## WHAT IS ASKED
Copy out the lines that have "this" in them.

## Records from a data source
"""

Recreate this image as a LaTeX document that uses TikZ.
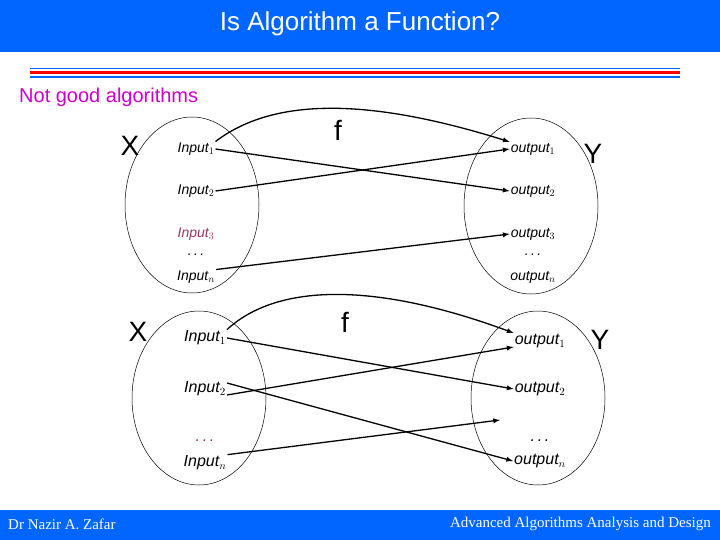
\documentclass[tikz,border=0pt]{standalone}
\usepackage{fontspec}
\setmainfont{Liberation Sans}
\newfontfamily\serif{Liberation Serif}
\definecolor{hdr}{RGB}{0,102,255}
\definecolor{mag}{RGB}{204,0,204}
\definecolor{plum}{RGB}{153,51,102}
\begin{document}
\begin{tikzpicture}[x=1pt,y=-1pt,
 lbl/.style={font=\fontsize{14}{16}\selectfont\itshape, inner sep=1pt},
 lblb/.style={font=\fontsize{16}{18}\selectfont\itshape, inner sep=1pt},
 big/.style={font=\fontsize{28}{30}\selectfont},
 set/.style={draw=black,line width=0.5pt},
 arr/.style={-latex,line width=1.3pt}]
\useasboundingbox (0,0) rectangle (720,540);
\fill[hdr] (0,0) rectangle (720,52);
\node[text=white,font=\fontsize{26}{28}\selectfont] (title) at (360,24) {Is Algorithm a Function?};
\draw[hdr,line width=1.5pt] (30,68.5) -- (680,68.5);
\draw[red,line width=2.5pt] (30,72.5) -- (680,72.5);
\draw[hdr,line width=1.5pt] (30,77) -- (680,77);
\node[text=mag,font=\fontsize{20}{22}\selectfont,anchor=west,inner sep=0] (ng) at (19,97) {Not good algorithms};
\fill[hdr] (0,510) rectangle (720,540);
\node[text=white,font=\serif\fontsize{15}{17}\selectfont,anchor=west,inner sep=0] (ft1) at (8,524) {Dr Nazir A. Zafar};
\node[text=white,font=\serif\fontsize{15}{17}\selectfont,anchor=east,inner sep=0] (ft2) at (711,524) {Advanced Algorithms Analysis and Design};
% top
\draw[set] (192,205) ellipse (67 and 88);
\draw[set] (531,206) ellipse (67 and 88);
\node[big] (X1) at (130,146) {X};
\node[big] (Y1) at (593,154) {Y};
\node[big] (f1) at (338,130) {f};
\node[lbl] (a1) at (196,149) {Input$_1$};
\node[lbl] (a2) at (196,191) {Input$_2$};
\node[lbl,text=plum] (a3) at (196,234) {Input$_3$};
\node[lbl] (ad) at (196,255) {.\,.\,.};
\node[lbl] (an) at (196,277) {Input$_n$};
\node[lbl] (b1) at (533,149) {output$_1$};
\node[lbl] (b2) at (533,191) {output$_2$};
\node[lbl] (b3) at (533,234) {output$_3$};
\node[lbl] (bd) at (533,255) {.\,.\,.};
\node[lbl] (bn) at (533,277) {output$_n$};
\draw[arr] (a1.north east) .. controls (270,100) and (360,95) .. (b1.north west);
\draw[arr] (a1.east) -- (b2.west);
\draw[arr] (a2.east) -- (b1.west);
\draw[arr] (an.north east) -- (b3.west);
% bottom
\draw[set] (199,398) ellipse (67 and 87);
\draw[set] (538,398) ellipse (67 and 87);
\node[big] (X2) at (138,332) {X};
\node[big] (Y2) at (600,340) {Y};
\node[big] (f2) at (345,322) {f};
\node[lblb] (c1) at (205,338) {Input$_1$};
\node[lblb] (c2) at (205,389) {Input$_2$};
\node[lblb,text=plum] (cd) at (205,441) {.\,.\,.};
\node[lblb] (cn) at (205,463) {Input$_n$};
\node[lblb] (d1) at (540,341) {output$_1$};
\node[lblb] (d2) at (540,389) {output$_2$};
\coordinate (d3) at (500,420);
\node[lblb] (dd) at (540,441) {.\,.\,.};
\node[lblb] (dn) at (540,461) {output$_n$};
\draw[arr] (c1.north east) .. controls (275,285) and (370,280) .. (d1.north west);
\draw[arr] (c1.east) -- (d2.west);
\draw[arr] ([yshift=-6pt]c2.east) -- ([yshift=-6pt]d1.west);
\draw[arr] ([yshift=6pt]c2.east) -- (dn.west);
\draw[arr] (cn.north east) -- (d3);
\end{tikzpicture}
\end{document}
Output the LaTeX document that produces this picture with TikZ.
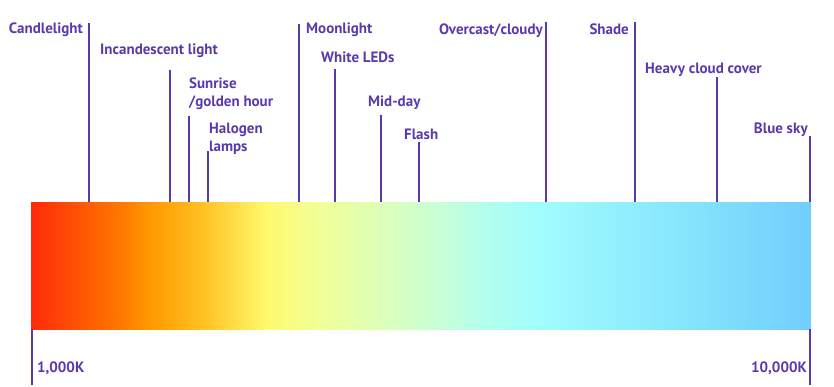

"""

## TASK RESULT
Recreate this image as a LaTeX document that uses TikZ.
Output the LaTeX document that produces this picture with TikZ.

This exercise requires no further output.